BEGIN SUPPLIED DATA

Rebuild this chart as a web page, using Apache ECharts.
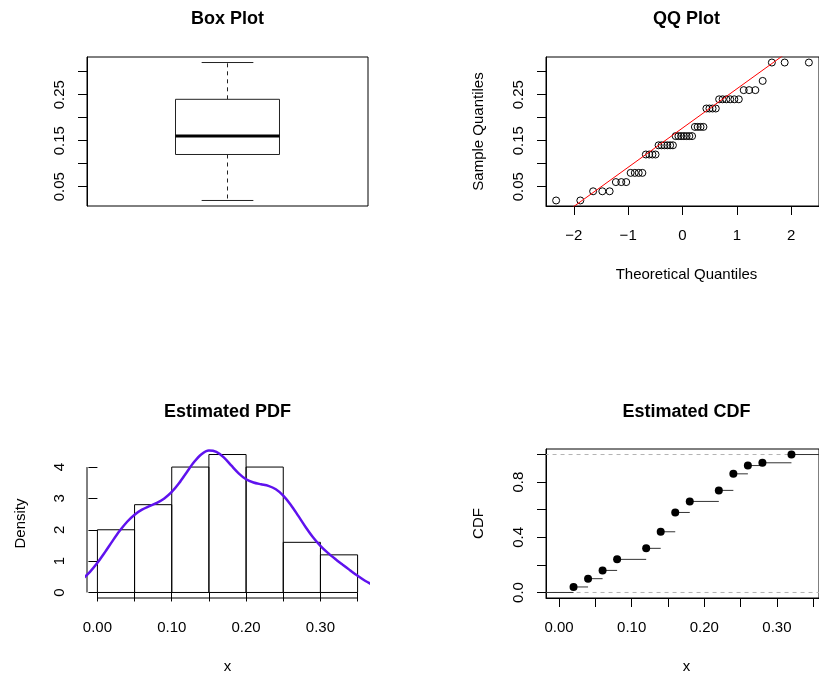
<!DOCTYPE html>
<html>
<head>
<meta charset="utf-8">
<script src="https://cdn.jsdelivr.net/npm/echarts@6/dist/echarts.min.js"></script>
<style>
html,body{margin:0;padding:0;background:#fff;}
#chart{width:819px;height:677px;}
</style>
</head>
<body>
<div id="chart"></div>
<script>
// ---------------- data ----------------
// Box plot five-number summary: min, Q1, median, Q3, max
const boxStats = [0.02, 0.12, 0.16, 0.24, 0.32];

// QQ plot: theoretical normal quantiles and sorted sample values
const qqTheoretical = [
  -2.3263, -1.8808, -1.6449, -1.4758, -1.3408, -1.2265, -1.1264, -1.0364, -0.9542, -0.8779,
  -0.8064, -0.7388, -0.6745, -0.6128, -0.5534, -0.4959, -0.4399, -0.3853, -0.3319, -0.2793,
  -0.2275, -0.1764, -0.1257, -0.0753, -0.0251, 0.0251, 0.0753, 0.1257, 0.1764, 0.2275,
  0.2793, 0.3319, 0.3853, 0.4399, 0.4959, 0.5534, 0.6128, 0.6745, 0.7388, 0.8064,
  0.8779, 0.9542, 1.0364, 1.1264, 1.2265, 1.3408, 1.4758, 1.6449, 1.8808, 2.3263
];
const qqSample = [
  0.02, 0.02, 0.04, 0.04, 0.04, 0.06, 0.06, 0.06, 0.08, 0.08,
  0.08, 0.08, 0.12, 0.12, 0.12, 0.12, 0.14, 0.14, 0.14, 0.14,
  0.14, 0.14, 0.16, 0.16, 0.16, 0.16, 0.16, 0.16, 0.16, 0.18,
  0.18, 0.18, 0.18, 0.22, 0.22, 0.22, 0.22, 0.24, 0.24, 0.24,
  0.24, 0.24, 0.24, 0.26, 0.26, 0.26, 0.28, 0.32, 0.32, 0.32
];
const qqLineX = [-3, 3];
const qqLineY = [-0.0783, 0.4333];

// Histogram (density scale)
const histBreaks = [0.00, 0.05, 0.10, 0.15, 0.20, 0.25, 0.30, 0.35];
const histDensity = [2.0, 2.8, 4.0, 4.4, 4.0, 1.6, 1.2];

// Kernel density curve
const kdeX = [-0.02, -0.01, 0.00, 0.01, 0.02, 0.03, 0.04, 0.05, 0.06, 0.07,
              0.08, 0.09, 0.10, 0.11, 0.12, 0.13, 0.14, 0.15, 0.16, 0.17,
              0.18, 0.19, 0.20, 0.21, 0.22, 0.23, 0.24, 0.25, 0.26, 0.27,
              0.28, 0.29, 0.30, 0.31, 0.32, 0.33, 0.34, 0.35, 0.36, 0.37];
const kdeY = [0.427, 0.658, 0.947, 1.280, 1.631, 1.966, 2.256, 2.481, 2.640, 2.753,
              2.857, 2.996, 3.205, 3.492, 3.829, 4.159, 4.410, 4.525, 4.481, 4.308,
              4.051, 3.801, 3.611, 3.508, 3.451, 3.401, 3.293, 3.092, 2.800, 2.450,
              2.091, 1.764, 1.489, 1.263, 1.068, 0.885, 0.705, 0.531, 0.374, 0.244];

// Empirical CDF jump points
const ecdfX = [0.02, 0.04, 0.06, 0.08, 0.12, 0.14, 0.16, 0.18, 0.22, 0.24, 0.26, 0.28, 0.32];
const ecdfY = [0.04, 0.10, 0.16, 0.24, 0.32, 0.44, 0.58, 0.66, 0.74, 0.86, 0.92, 0.94, 1.00];

// Tick positions and labels
const sampleTicks = [0.05, 0.10, 0.15, 0.20, 0.25, 0.30];
const sampleLabels = [0.05, 0.15, 0.25];
const qqXTicks = [-2, -1, 0, 1, 2];
const xTicks = [0.00, 0.05, 0.10, 0.15, 0.20, 0.25, 0.30, 0.35];
const xLabels = [0.00, 0.10, 0.20, 0.30];
const densTicks = [0, 1, 2, 3, 4];
const cdfTicks = [0.0, 0.2, 0.4, 0.6, 0.8, 1.0];
const cdfLabels = [0.0, 0.4, 0.8];

// ---------------- layout / style ----------------
const FONT = "'Liberation Sans', Arial, Helvetica, sans-serif";
const ranges = {
  box:  { x: [0, 1], y: [0.008, 0.332] },
  qq:   { x: [-2.5124, 2.5124], y: [0.008, 0.332] },
  pdf:  { x: [-0.014, 0.364], y: [-0.176, 4.576] },
  cdf:  { x: [-0.0179, 0.3579], y: [-0.04, 1.04] }
};
const G = [
  { left: 87, top: 57, width: 281, height: 149 },
  { left: 546, top: 57, width: 281, height: 149 },
  { left: 87, top: 449, width: 281, height: 149 },
  { left: 546, top: 449, width: 281, height: 149 }
];

const labelStyle = { color: '#000', fontFamily: FONT, fontSize: 15 };
const tickStyle = { show: true, inside: false, length: 9, lineStyle: { color: '#000', width: 1 } };

function xAx(gi, r, opt) {
  return Object.assign({
    gridIndex: gi, type: 'value', min: r[0], max: r[1], position: 'bottom',
    splitLine: { show: false },
    axisLine: { show: true, onZero: false, lineStyle: { color: '#000', width: 1 } }
  }, opt);
}
function yAx(gi, r, opt) {
  return Object.assign({
    gridIndex: gi, type: 'value', min: r[0], max: r[1], position: 'left',
    splitLine: { show: false },
    axisLine: { show: true, onZero: false, lineStyle: { color: '#000', width: 1 } }
  }, opt);
}
const fmt2 = v => Number(v).toFixed(2);
const fmt1 = v => Number(v).toFixed(1);
const fmtMinus = v => (v < 0 ? '\u2212' : '') + Math.abs(v);

const xAxes = [
  xAx(0, ranges.box.x, { show: false }),
  xAx(1, ranges.qq.x, {
    axisTick: Object.assign({ customValues: qqXTicks }, tickStyle),
    axisLabel: Object.assign({ customValues: qqXTicks, margin: 22, formatter: fmtMinus }, labelStyle)
  }),
  xAx(2, ranges.pdf.x, {
    axisLine: { show: false },
    axisTick: Object.assign({ customValues: xTicks }, tickStyle),
    axisLabel: Object.assign({ customValues: xLabels, margin: 22, formatter: fmt2 }, labelStyle)
  }),
  xAx(3, ranges.cdf.x, {
    axisTick: Object.assign({ customValues: xTicks }, tickStyle),
    axisLabel: Object.assign({ customValues: xLabels, margin: 22, formatter: fmt2 }, labelStyle)
  })
];
const yAxes = [
  yAx(0, ranges.box.y, {
    axisTick: Object.assign({ customValues: sampleTicks }, tickStyle),
    axisLabel: Object.assign({ customValues: sampleLabels, rotate: 90, margin: 20, formatter: fmt2 }, labelStyle)
  }),
  yAx(1, ranges.qq.y, {
    axisTick: Object.assign({ customValues: sampleTicks }, tickStyle),
    axisLabel: Object.assign({ customValues: sampleLabels, rotate: 90, margin: 20, formatter: fmt2 }, labelStyle)
  }),
  yAx(2, ranges.pdf.y, {
    axisLine: { show: false },
    axisTick: Object.assign({ customValues: densTicks }, tickStyle),
    axisLabel: Object.assign({ customValues: densTicks, rotate: 90, margin: 20 }, labelStyle)
  }),
  yAx(3, ranges.cdf.y, {
    axisTick: Object.assign({ customValues: cdfTicks }, tickStyle),
    axisLabel: Object.assign({ customValues: cdfLabels, rotate: 90, margin: 20, formatter: fmt1 }, labelStyle)
  })
];

const grids = G.map((g, i) => Object.assign({
  show: i !== 2, borderColor: '#000', borderWidth: 1, backgroundColor: 'transparent', containLabel: false
}, g));

function seg(api, a, b, style) {
  const p = api.coord(a), q = api.coord(b);
  return { type: 'line', shape: { x1: p[0], y1: p[1], x2: q[0], y2: q[1] }, style: style };
}

// ---------------- series ----------------
const series = [];

// Box plot
series.push({
  type: 'custom', xAxisIndex: 0, yAxisIndex: 0, clip: false,
  data: [[0.5].concat(boxStats)],
  renderItem: function (params, api) {
    const cx = api.value(0);
    const mn = api.value(1), q1 = api.value(2), md = api.value(3), q3 = api.value(4), mx = api.value(5);
    const hw = 0.185, cw = 0.092;
    const solid = { stroke: '#222', lineWidth: 1, fill: null };
    const dashed = { stroke: '#222', lineWidth: 1, lineDash: [4, 4], fill: null };
    const a = api.coord([cx - hw, q3]), b = api.coord([cx + hw, q1]);
    return {
      type: 'group',
      children: [
        seg(api, [cx, q3], [cx, mx], dashed),
        seg(api, [cx, q1], [cx, mn], dashed),
        seg(api, [cx - cw, mx], [cx + cw, mx], solid),
        seg(api, [cx - cw, mn], [cx + cw, mn], solid),
        { type: 'rect', shape: { x: a[0], y: a[1], width: b[0] - a[0], height: b[1] - a[1] },
          style: { fill: '#fff', stroke: '#222', lineWidth: 1 } },
        seg(api, [cx - hw, md], [cx + hw, md], { stroke: '#000', lineWidth: 3 })
      ]
    };
  }
});

// QQ points
series.push({
  type: 'scatter', xAxisIndex: 1, yAxisIndex: 1,
  data: qqTheoretical.map((t, i) => [t, qqSample[i]]),
  symbol: 'circle', symbolSize: 7,
  itemStyle: { color: 'rgba(0,0,0,0)', borderColor: '#000', borderWidth: 1, opacity: 1 },
  clip: false, z: 2
});
// QQ reference line
series.push({
  type: 'line', xAxisIndex: 1, yAxisIndex: 1,
  data: qqLineX.map((x, i) => [x, qqLineY[i]]),
  showSymbol: false, symbol: 'none', clip: true,
  lineStyle: { color: '#ff0000', width: 1 }, z: 3
});

// Histogram bars
series.push({
  type: 'custom', xAxisIndex: 2, yAxisIndex: 2, clip: false,
  data: histDensity.map((d, i) => [histBreaks[i], histBreaks[i + 1], d]),
  renderItem: function (params, api) {
    const p = api.coord([api.value(0), 0]), q = api.coord([api.value(1), api.value(2)]);
    return { type: 'rect', shape: { x: p[0], y: q[1], width: q[0] - p[0], height: p[1] - q[1] },
             style: { fill: null, stroke: '#000', lineWidth: 1 } };
  }
});
// Axis segments for the histogram panel (R draws them from first to last tick)
series.push({
  type: 'custom', xAxisIndex: 2, yAxisIndex: 2, clip: false, silent: true,
  data: [
    [ranges.pdf.x[0], densTicks[0], ranges.pdf.x[0], densTicks[densTicks.length - 1]],
    [xTicks[0], ranges.pdf.y[0], xTicks[xTicks.length - 1], ranges.pdf.y[0]]
  ],
  renderItem: function (params, api) {
    return seg(api, [api.value(0), api.value(1)], [api.value(2), api.value(3)], { stroke: '#000', lineWidth: 1 });
  }
});
// Density curve
series.push({
  type: 'line', xAxisIndex: 2, yAxisIndex: 2,
  data: kdeX.map((x, i) => [x, kdeY[i]]),
  showSymbol: false, symbol: 'none', smooth: 0.3, clip: true,
  lineStyle: { color: '#5f12ee', width: 2.5 }, z: 3
});

// ECDF reference dashed lines at 0 and 1
series.push({
  type: 'custom', xAxisIndex: 3, yAxisIndex: 3, clip: true, silent: true,
  data: [[-1, 1, 0], [-1, 1, 1]],
  renderItem: function (params, api) {
    return seg(api, [api.value(0), api.value(2)], [api.value(1), api.value(2)],
               { stroke: '#b3b3b3', lineWidth: 1, lineDash: [4, 4] });
  }
});
// ECDF horizontal steps
const stepData = [[-1, ecdfX[0], 0]].concat(
  ecdfX.map((x, i) => [x, i < ecdfX.length - 1 ? ecdfX[i + 1] : 1, ecdfY[i]]));
series.push({
  type: 'custom', xAxisIndex: 3, yAxisIndex: 3, clip: true,
  data: stepData,
  renderItem: function (params, api) {
    return seg(api, [api.value(0), api.value(2)], [api.value(1), api.value(2)],
               { stroke: '#333', lineWidth: 1 });
  }
});
// ECDF points
series.push({
  type: 'scatter', xAxisIndex: 3, yAxisIndex: 3,
  data: ecdfX.map((x, i) => [x, ecdfY[i]]),
  symbol: 'circle', symbolSize: 8, itemStyle: { color: '#000', opacity: 1 }, z: 4
});

// ---------------- titles and axis names ----------------
function txt(x, y, text, bold, rot) {
  return {
    type: 'text', x: x, y: y, rotation: rot ? Math.PI / 2 : 0, silent: true,
    style: { text: text, fill: '#000', fontFamily: FONT, fontSize: bold ? 18 : 15,
             fontWeight: bold ? 'bold' : 'normal', align: 'center', verticalAlign: 'middle' }
  };
}
const graphics = [
  txt(227.5, 19, 'Box Plot', true),
  txt(686.5, 19, 'QQ Plot', true),
  txt(227.5, 412.5, 'Estimated PDF', true),
  txt(686.5, 412.5, 'Estimated CDF', true),
  txt(686.5, 275, 'Theoretical Quantiles', false),
  txt(479, 131.5, 'Sample Quantiles', false, true),
  txt(21, 523.5, 'Density', false, true),
  txt(227.5, 667, 'x', false),
  txt(479, 523.5, 'CDF', false, true),
  txt(686.5, 667, 'x', false)
];

const chart = echarts.init(document.getElementById('chart'), null, { renderer: 'canvas' });
chart.setOption({
  animation: false,
  backgroundColor: '#fff',
  grid: grids,
  xAxis: xAxes,
  yAxis: yAxes,
  series: series,
  graphic: graphics
});
</script>
</body>
</html>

END SUPPLIED DATA

# WHAT THE TASK REQUIRES
Write down every line from the opening of the listing to the line with "const boxStats = [0.02, 0.12, 0.16, 0.24, 0.32];", both included, and nothing else; the pictures are omitted.

# EXPECTED ANSWER
Rebuild this chart as a web page, using Apache ECharts.
<!DOCTYPE html>
<html>
<head>
<meta charset="utf-8">
<script src="https://cdn.jsdelivr.net/npm/echarts@6/dist/echarts.min.js"></script>
<style>
html,body{margin:0;padding:0;background:#fff;}
#chart{width:819px;height:677px;}
</style>
</head>
<body>
<div id="chart"></div>
<script>
// ---------------- data ----------------
// Box plot five-number summary: min, Q1, median, Q3, max
const boxStats = [0.02, 0.12, 0.16, 0.24, 0.32];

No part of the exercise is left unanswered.